### Given task
Copy the first line of the entries below and every line after it through the line containing "Sans', Arial, 'DejaVu". Do not include pictures.

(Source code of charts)
════════════════════
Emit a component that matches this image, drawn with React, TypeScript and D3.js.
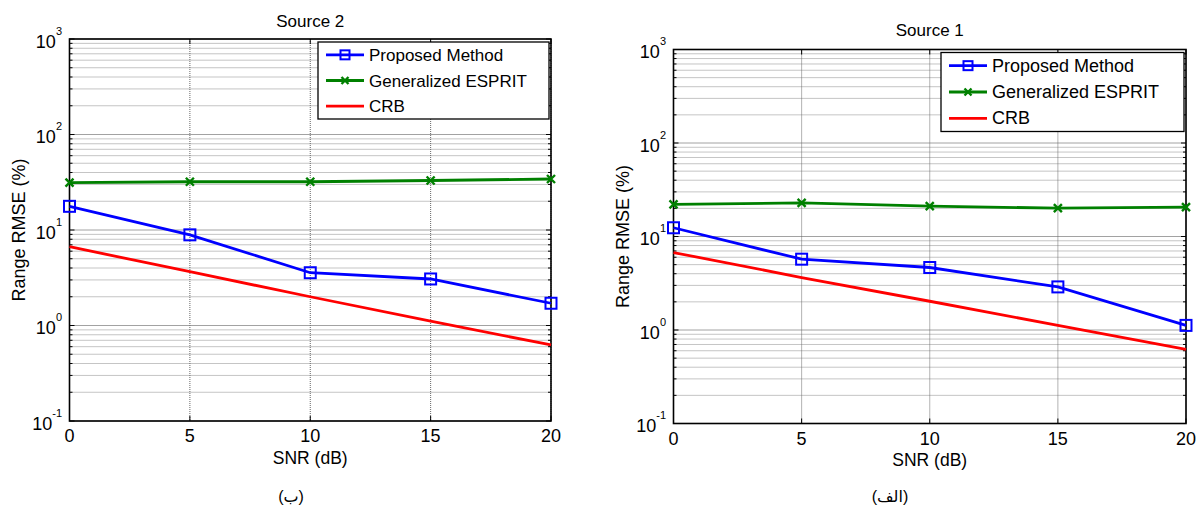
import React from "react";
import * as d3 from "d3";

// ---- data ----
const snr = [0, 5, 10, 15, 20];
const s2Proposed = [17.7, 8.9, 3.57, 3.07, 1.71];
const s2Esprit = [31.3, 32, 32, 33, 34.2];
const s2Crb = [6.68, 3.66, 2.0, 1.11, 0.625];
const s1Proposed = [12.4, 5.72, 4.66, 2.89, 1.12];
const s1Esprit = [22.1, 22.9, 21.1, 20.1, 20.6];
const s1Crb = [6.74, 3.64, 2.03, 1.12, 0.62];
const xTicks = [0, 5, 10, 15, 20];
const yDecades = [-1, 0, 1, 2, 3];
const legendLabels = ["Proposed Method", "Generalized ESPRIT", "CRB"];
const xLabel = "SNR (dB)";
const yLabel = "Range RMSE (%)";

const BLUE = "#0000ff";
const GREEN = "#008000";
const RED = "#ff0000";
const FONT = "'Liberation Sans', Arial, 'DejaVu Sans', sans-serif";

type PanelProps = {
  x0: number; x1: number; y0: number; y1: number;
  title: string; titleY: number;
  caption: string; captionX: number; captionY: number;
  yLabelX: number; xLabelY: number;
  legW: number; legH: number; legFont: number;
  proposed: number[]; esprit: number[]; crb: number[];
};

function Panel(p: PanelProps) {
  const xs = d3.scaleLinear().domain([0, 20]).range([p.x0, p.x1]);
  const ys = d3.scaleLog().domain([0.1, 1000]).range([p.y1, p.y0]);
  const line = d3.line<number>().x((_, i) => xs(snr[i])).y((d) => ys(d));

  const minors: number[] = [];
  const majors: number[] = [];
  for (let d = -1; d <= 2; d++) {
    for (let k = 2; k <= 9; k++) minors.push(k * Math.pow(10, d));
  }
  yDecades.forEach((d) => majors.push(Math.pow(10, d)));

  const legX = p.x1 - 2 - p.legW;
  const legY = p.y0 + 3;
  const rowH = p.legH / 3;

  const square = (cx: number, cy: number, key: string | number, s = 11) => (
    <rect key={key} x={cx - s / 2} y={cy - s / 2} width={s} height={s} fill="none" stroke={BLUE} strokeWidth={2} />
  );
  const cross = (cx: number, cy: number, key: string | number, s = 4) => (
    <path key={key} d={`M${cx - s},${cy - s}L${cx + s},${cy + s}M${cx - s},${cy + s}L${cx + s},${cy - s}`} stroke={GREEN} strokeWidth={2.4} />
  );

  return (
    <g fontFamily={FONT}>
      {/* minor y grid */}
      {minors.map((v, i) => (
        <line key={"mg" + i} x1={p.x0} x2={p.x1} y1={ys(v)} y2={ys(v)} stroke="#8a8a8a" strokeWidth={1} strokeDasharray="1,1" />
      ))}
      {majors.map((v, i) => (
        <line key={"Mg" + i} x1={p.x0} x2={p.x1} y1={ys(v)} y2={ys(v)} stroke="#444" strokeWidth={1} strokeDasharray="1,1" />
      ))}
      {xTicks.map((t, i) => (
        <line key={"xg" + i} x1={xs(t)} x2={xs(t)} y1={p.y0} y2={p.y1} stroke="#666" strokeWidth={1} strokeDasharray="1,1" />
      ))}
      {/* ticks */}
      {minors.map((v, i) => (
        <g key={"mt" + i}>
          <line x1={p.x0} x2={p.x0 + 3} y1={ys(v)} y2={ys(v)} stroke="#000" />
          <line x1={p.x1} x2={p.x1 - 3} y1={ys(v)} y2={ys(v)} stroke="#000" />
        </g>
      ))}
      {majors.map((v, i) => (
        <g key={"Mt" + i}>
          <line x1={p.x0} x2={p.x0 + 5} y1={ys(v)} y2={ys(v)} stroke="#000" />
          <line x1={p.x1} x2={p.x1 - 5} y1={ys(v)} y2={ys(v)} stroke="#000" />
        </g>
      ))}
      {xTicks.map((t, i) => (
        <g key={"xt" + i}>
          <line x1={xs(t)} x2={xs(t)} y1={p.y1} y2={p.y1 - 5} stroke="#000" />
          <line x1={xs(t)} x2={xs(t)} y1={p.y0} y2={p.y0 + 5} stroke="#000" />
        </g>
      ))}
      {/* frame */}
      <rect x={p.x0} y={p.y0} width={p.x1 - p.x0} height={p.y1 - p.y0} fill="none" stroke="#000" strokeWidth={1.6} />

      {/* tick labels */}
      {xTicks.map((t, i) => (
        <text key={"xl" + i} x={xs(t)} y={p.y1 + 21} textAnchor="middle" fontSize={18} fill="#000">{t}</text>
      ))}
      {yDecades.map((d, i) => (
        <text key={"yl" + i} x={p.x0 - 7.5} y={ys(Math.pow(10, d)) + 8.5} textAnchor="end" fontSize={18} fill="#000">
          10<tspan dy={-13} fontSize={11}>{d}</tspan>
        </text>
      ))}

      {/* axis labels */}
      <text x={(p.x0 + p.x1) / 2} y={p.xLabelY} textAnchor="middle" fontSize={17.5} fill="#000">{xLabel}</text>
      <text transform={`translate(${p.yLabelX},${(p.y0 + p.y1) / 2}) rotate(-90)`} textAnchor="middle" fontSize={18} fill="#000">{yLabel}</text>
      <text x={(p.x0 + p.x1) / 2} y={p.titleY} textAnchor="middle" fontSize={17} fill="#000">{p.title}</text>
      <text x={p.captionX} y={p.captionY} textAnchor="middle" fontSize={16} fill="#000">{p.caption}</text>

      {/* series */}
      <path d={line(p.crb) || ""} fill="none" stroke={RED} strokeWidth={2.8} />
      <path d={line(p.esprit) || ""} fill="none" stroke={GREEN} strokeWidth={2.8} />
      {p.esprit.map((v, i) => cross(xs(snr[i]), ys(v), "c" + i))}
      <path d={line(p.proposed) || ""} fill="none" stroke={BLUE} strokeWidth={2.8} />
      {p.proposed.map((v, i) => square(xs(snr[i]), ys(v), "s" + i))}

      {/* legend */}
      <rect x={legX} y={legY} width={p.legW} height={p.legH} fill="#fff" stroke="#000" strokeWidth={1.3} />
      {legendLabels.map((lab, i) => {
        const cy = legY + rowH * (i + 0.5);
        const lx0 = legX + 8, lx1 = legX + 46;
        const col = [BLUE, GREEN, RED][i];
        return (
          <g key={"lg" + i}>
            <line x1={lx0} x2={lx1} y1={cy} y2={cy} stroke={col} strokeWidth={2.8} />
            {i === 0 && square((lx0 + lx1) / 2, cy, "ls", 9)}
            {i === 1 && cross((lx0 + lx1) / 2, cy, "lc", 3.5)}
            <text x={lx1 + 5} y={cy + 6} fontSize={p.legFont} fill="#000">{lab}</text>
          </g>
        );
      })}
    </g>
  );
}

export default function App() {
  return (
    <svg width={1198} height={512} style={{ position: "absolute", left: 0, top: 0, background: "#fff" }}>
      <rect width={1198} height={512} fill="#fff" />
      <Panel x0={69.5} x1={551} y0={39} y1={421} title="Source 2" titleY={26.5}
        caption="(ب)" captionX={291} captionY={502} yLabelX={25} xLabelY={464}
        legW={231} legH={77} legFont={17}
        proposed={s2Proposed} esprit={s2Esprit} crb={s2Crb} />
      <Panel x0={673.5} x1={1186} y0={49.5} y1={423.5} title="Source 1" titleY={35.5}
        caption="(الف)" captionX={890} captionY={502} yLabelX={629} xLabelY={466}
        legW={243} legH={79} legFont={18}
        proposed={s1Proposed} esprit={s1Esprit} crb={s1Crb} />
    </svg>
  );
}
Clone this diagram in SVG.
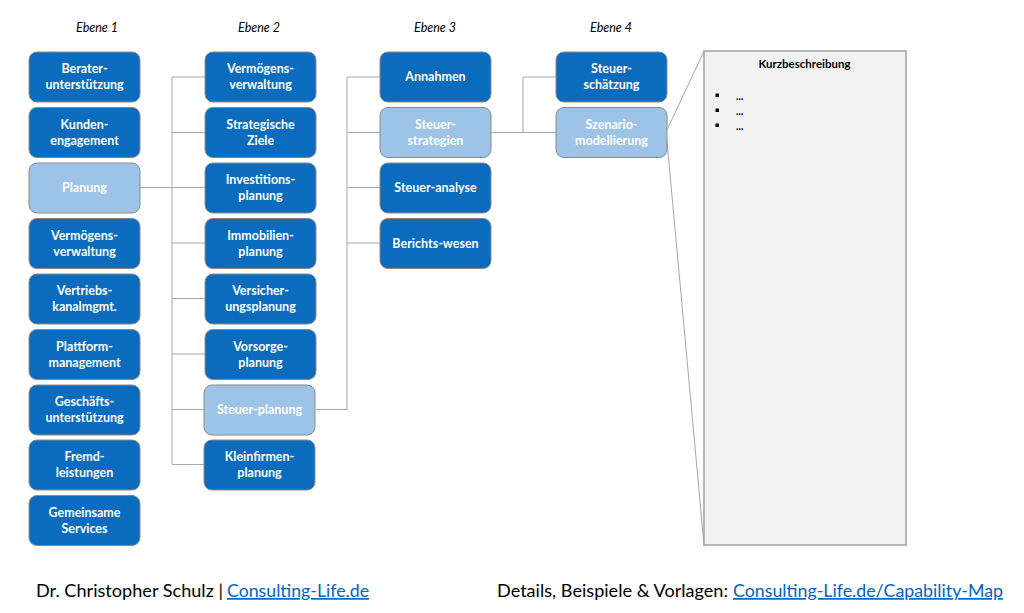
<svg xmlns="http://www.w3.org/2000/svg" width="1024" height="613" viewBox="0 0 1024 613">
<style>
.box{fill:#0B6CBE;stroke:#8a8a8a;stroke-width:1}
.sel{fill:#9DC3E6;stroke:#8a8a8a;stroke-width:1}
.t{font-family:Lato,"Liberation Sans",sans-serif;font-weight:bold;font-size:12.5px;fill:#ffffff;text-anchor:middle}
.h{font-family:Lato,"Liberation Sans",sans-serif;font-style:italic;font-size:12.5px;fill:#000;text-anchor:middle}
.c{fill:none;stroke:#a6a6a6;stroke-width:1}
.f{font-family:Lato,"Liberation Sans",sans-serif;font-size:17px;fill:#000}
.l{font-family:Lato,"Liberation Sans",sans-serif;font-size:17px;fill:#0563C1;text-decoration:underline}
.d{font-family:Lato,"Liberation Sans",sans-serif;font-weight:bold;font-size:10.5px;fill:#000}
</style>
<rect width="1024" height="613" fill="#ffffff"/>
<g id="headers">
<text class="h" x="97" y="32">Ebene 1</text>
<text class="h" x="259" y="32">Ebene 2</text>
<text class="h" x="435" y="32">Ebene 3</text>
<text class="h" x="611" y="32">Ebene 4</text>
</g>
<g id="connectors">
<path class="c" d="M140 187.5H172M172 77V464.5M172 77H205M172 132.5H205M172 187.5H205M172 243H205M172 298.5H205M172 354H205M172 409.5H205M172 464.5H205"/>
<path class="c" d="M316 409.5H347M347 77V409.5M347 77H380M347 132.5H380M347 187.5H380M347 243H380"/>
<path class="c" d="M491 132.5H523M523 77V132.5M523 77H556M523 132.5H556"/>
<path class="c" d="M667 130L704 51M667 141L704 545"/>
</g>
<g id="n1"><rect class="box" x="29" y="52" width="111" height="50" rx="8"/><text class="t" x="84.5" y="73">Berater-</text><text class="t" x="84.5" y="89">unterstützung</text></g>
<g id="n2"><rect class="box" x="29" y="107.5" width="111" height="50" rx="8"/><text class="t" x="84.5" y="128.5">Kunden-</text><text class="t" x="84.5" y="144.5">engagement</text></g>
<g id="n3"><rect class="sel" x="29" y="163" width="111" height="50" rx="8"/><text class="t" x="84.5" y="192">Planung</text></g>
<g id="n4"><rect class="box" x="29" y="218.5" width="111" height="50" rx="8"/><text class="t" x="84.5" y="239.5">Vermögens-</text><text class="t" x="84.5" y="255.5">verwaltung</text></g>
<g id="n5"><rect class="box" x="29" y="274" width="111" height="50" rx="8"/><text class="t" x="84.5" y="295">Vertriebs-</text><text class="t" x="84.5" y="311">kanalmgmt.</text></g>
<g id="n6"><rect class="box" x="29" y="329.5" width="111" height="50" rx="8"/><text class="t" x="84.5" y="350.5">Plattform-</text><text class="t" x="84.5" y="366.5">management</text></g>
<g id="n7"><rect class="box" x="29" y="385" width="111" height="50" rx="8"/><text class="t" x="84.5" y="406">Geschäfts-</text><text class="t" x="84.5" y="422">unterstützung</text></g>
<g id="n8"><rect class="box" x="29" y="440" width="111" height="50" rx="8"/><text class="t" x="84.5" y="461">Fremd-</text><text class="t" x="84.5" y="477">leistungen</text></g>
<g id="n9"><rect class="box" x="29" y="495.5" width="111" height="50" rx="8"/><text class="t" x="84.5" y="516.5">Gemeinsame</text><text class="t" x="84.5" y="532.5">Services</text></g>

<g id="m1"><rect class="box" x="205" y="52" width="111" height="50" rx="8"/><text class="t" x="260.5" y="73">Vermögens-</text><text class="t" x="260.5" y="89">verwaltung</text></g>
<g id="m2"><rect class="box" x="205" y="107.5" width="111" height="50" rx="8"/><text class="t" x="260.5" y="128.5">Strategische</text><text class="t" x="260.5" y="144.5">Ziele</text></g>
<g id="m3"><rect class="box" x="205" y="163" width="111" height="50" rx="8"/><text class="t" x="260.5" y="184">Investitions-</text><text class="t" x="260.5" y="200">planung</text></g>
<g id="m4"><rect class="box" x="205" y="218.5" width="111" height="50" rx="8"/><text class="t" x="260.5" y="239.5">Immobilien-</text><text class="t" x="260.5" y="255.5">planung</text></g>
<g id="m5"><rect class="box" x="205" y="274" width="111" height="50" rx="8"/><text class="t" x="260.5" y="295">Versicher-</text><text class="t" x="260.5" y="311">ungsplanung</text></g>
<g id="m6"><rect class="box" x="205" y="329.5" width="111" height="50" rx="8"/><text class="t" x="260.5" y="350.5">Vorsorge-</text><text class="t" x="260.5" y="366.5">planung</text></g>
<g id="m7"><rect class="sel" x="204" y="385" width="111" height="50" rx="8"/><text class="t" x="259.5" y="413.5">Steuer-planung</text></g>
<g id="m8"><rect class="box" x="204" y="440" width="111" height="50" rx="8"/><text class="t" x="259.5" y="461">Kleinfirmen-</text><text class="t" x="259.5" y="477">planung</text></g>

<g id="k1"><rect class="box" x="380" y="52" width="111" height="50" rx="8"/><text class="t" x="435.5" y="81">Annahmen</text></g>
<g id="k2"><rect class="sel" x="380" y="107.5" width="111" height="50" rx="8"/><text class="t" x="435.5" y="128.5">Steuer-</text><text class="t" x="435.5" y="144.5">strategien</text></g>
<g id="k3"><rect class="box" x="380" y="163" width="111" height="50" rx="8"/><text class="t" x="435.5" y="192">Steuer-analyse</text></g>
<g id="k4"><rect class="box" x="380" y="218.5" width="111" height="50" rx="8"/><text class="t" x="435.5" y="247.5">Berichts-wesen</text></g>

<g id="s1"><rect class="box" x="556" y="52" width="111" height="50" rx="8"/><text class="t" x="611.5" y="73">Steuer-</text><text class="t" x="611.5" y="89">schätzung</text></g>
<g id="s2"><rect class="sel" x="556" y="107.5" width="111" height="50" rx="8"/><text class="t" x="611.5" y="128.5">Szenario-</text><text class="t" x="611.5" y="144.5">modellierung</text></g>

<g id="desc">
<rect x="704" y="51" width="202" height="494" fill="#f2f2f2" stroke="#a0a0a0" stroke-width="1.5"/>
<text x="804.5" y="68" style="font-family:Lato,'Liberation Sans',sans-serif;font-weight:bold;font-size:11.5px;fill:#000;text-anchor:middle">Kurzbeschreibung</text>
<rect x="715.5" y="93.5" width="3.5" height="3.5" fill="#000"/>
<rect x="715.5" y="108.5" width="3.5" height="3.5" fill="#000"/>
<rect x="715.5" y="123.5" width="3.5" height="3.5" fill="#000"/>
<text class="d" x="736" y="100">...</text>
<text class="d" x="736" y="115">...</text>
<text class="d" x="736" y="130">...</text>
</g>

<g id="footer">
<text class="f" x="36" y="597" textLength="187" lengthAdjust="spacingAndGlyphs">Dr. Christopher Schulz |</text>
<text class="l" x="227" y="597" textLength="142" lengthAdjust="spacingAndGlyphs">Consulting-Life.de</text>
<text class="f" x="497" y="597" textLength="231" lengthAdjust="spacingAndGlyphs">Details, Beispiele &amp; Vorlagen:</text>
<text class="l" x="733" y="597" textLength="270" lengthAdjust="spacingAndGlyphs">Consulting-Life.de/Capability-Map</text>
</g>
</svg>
════════════════════
### Full solution
Emit a component that matches this image, drawn with React, TypeScript and D3.js.
import React from "react";
import * as d3 from "d3";

// ---- data ----
const snr = [0, 5, 10, 15, 20];
const s2Proposed = [17.7, 8.9, 3.57, 3.07, 1.71];
const s2Esprit = [31.3, 32, 32, 33, 34.2];
const s2Crb = [6.68, 3.66, 2.0, 1.11, 0.625];
const s1Proposed = [12.4, 5.72, 4.66, 2.89, 1.12];
const s1Esprit = [22.1, 22.9, 21.1, 20.1, 20.6];
const s1Crb = [6.74, 3.64, 2.03, 1.12, 0.62];
const xTicks = [0, 5, 10, 15, 20];
const yDecades = [-1, 0, 1, 2, 3];
const legendLabels = ["Proposed Method", "Generalized ESPRIT", "CRB"];
const xLabel = "SNR (dB)";
const yLabel = "Range RMSE (%)";

const BLUE = "#0000ff";
const GREEN = "#008000";
const RED = "#ff0000";
const FONT = "'Liberation Sans', Arial, 'DejaVu Sans', sans-serif";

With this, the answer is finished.